**DIRECTION:** Omit pictures and quote the listing below line by line, from its start through the line that holds "const yTicks = [0, 20, 40, 60, 80];".
** BEGIN DATA EXCERPT **
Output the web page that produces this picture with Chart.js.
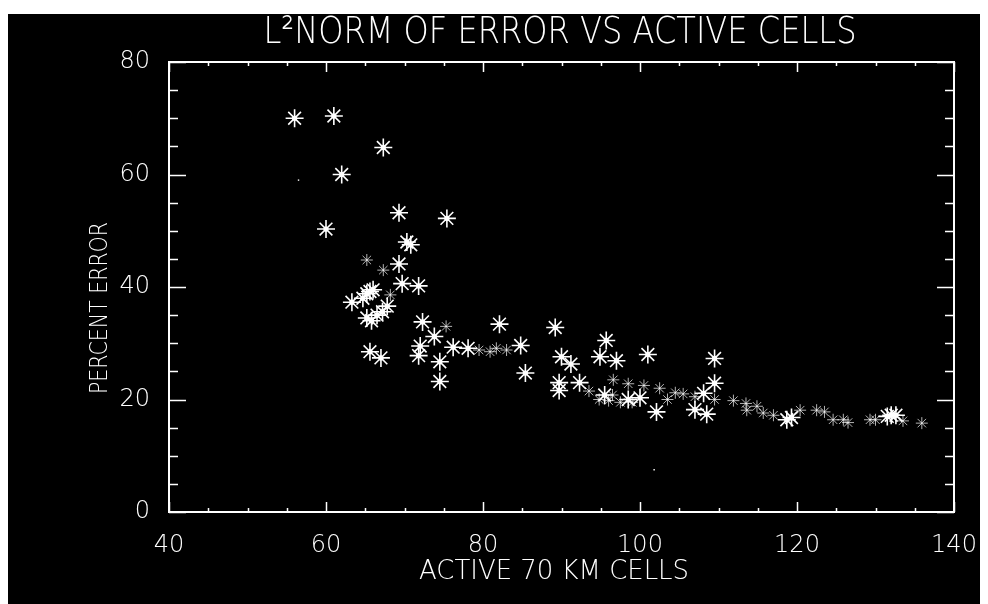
<!DOCTYPE html>
<html>
<head>
<meta charset="utf-8">
<script src="https://cdn.jsdelivr.net/npm/chart.js@4.4.1/dist/chart.umd.min.js"></script>
<style>
  html, body { margin: 0; padding: 0; background: #fff; }
  #wrap { width: 988px; height: 604px; }
</style>
</head>
<body>
<div id="wrap"><canvas id="errChart" width="988" height="604"></canvas></div>
<script>
// --- DATA ---
const chartTitle = 'L\u00B2NORM OF ERROR VS ACTIVE CELLS';
const xTitle = 'ACTIVE 70 KM CELLS';
const yTitle = 'PERCENT ERROR';
const xTicks = [40, 60, 80, 100, 120, 140];
const yTicks = [0, 20, 40, 60, 80];

// bright asterisks (x = active cells, y = percent error)
const starX = [56, 61, 62, 67.3, 69.3, 75.4, 60, 70.3, 70.8, 69.3, 69.7, 71.8, 65.2, 65.6, 63.3, 67.8,
  66.5, 65.2, 65.6, 67.0, 72.3, 73.8, 72.0, 71.8, 74.5, 74.5, 76.2, 78.1, 82.1, 84.8, 85.4, 89.2,
  90.0, 91.2, 89.7, 89.7, 92.3, 95.7, 94.9, 97.0, 101.0, 109.5, 109.5, 95.5, 100.0, 98.5, 102.1, 107.0,
  108.5, 108.1, 118.7, 119.3, 132.0, 132.6, 131.5, 64.7, 66.0, 67.2, 65.8];
const starY = [70, 70.4, 60, 64.8, 53.2, 52.2, 50.3, 48.0, 47.5, 44.1, 40.6, 40.2, 38.8, 39.2, 37.3, 36.6,
  35.0, 34.5, 28.5, 27.4, 33.8, 31.2, 29.5, 27.8, 26.7, 23.2, 29.3, 29.1, 33.4, 29.6, 24.7, 32.8,
  27.6, 26.3, 23.0, 21.6, 23.0, 30.5, 27.6, 26.9, 28.0, 27.3, 22.9, 20.8, 20.3, 20.0, 17.8, 18.2,
  17.4, 21.1, 16.4, 16.8, 17.2, 17.2, 17.0, 38.0, 39.5, 35.6, 34.0];

// faint small asterisks
const faintX = [65.2, 67.3, 68.2, 75.3, 79.5, 80.9, 81.7, 83.0, 93.5, 94.8, 96.0, 96.5, 96.6, 97.5, 98.5,
  99.0, 100.5, 102.5, 103.5, 104.5, 105.5, 107.0, 109.5, 111.9, 113.5, 113.6, 114.9, 115.7, 117.0, 120.4,
  122.5, 123.5, 124.6, 125.9, 126.5, 129.3, 130.0, 133.5, 135.9];
const faintY = [44.8, 43.0, 38.6, 33.0, 28.8, 28.5, 29.1, 28.8, 21.5, 20.0, 19.8, 20.8, 23.5, 19.5, 22.8,
  19.5, 22.5, 22.0, 20.0, 21.2, 21.0, 20.5, 20.0, 19.8, 19.3, 18.1, 18.8, 17.6, 17.2, 18.1,
  18.1, 17.8, 16.4, 16.4, 15.9, 16.4, 16.4, 16.2, 15.8];

// stray single pixels
const dotX = [56.5, 101.8];
const dotY = [59.0, 7.5];

const toPoints = (xs, ys) => xs.map((x, i) => ({ x: x, y: ys[i] }));

const FONT = '"DejaVu Sans", "Liberation Sans", sans-serif';

// --- PLOT FRAME, INWARD TICKS, BACKGROUND AND TEXTS ---
const framePlugin = {
  id: 'frame',
  beforeDraw(chart) {
    const ctx = chart.ctx;
    ctx.save();
    ctx.fillStyle = '#fff';
    ctx.fillRect(0, 0, chart.width, chart.height);
    ctx.fillStyle = '#000';
    ctx.fillRect(8, 14, 972, 590);
    ctx.restore();
  },
  afterDraw(chart) {
    const ctx = chart.ctx;
    const { left, right, top, bottom } = chart.chartArea;
    const xs = chart.scales.x, ys = chart.scales.y;
    ctx.save();
    ctx.strokeStyle = '#fff';
    ctx.lineWidth = 2;
    ctx.strokeRect(left, top, right - left, bottom - top);

    ctx.lineWidth = 1.5;
    ctx.beginPath();
    for (let v = 40; v <= 140; v += 5) {
      const px = Math.round(xs.getPixelForValue(v)) + 0.5;
      const len = v % 20 === 0 ? 10 : 4;
      ctx.moveTo(px, bottom); ctx.lineTo(px, bottom - len);
      ctx.moveTo(px, top); ctx.lineTo(px, top + len);
    }
    for (let v = 0; v <= 80; v += 5) {
      const py = Math.round(ys.getPixelForValue(v)) + 0.5;
      const len = v % 20 === 0 ? 17 : 9;
      ctx.moveTo(left, py); ctx.lineTo(left + len, py);
      ctx.moveTo(right, py); ctx.lineTo(right - len, py);
    }
    ctx.stroke();

    // texts, drawn thin and a bit condensed like the plotter font
    ctx.fillStyle = '#fff';
    ctx.textAlign = 'center';
    ctx.textBaseline = 'middle';
    const drawText = (txt, x, y, size, width, rot) => {
      ctx.save();
      ctx.font = '200 ' + size + 'px ' + FONT;
      const w = ctx.measureText(txt).width;
      ctx.translate(x, y);
      if (rot) ctx.rotate(rot);
      ctx.scale(width / w, 1);
      ctx.fillText(txt, 0, 0);
      ctx.restore();
    };
    drawText(chartTitle, 560, 33, 38, 593, 0);
    drawText(xTitle, 554, 572, 27, 270, 0);
    drawText(yTitle, 100, 308, 25, 172, -Math.PI / 2);
    ctx.restore();
  }
};

const tickFont = { family: FONT, size: 24, weight: '200' };

new Chart(document.getElementById('errChart'), {
  type: 'scatter',
  data: {
    datasets: [
      {
        label: 'faint',
        data: toPoints(faintX, faintY),
        pointStyle: 'star',
        radius: 6,
        borderColor: 'rgba(255,255,255,0.7)',
        borderWidth: 1
      },
      {
        label: 'stars',
        data: toPoints(starX, starY),
        pointStyle: 'star',
        radius: 9,
        borderColor: '#fff',
        borderWidth: 1.6
      },
      {
        label: 'centres',
        data: toPoints(starX, starY),
        pointStyle: 'circle',
        radius: 2.6,
        backgroundColor: '#fff',
        borderColor: '#fff',
        borderWidth: 0
      },
      {
        label: 'dots',
        data: toPoints(dotX, dotY),
        pointStyle: 'rect',
        radius: 1,
        backgroundColor: '#fff',
        borderColor: '#fff',
        borderWidth: 0
      }
    ]
  },
  options: {
    responsive: false,
    animation: false,
    devicePixelRatio: 1,
    layout: { padding: { left: 0, top: 62, right: 34, bottom: 0 } },
    plugins: {
      legend: { display: false },
      tooltip: { enabled: false }
    },
    scales: {
      x: {
        type: 'linear',
        min: 40, max: 140,
        afterBuildTicks: (scale) => { scale.ticks = xTicks.map(v => ({ value: v })); },
        afterFit: (scale) => { scale.height = 92; },
        grid: { display: false },
        border: { display: false },
        ticks: { color: '#fff', font: tickFont, padding: 11, maxRotation: 0 }
      },
      y: {
        type: 'linear',
        min: 0, max: 80,
        afterBuildTicks: (scale) => { scale.ticks = yTicks.map(v => ({ value: v })); },
        afterFit: (scale) => { scale.width = 169; },
        grid: { display: false },
        border: { display: false },
        ticks: { color: '#fff', font: tickFont, padding: 11 }
      }
    }
  },
  plugins: [framePlugin]
});
</script>
</body>
</html>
** END DATA EXCERPT **
**OUTPUT OF THE TASK:**
Output the web page that produces this picture with Chart.js.
<!DOCTYPE html>
<html>
<head>
<meta charset="utf-8">
<script src="https://cdn.jsdelivr.net/npm/chart.js@4.4.1/dist/chart.umd.min.js"></script>
<style>
  html, body { margin: 0; padding: 0; background: #fff; }
  #wrap { width: 988px; height: 604px; }
</style>
</head>
<body>
<div id="wrap"><canvas id="errChart" width="988" height="604"></canvas></div>
<script>
// --- DATA ---
const chartTitle = 'L\u00B2NORM OF ERROR VS ACTIVE CELLS';
const xTitle = 'ACTIVE 70 KM CELLS';
const yTitle = 'PERCENT ERROR';
const xTicks = [40, 60, 80, 100, 120, 140];
const yTicks = [0, 20, 40, 60, 80];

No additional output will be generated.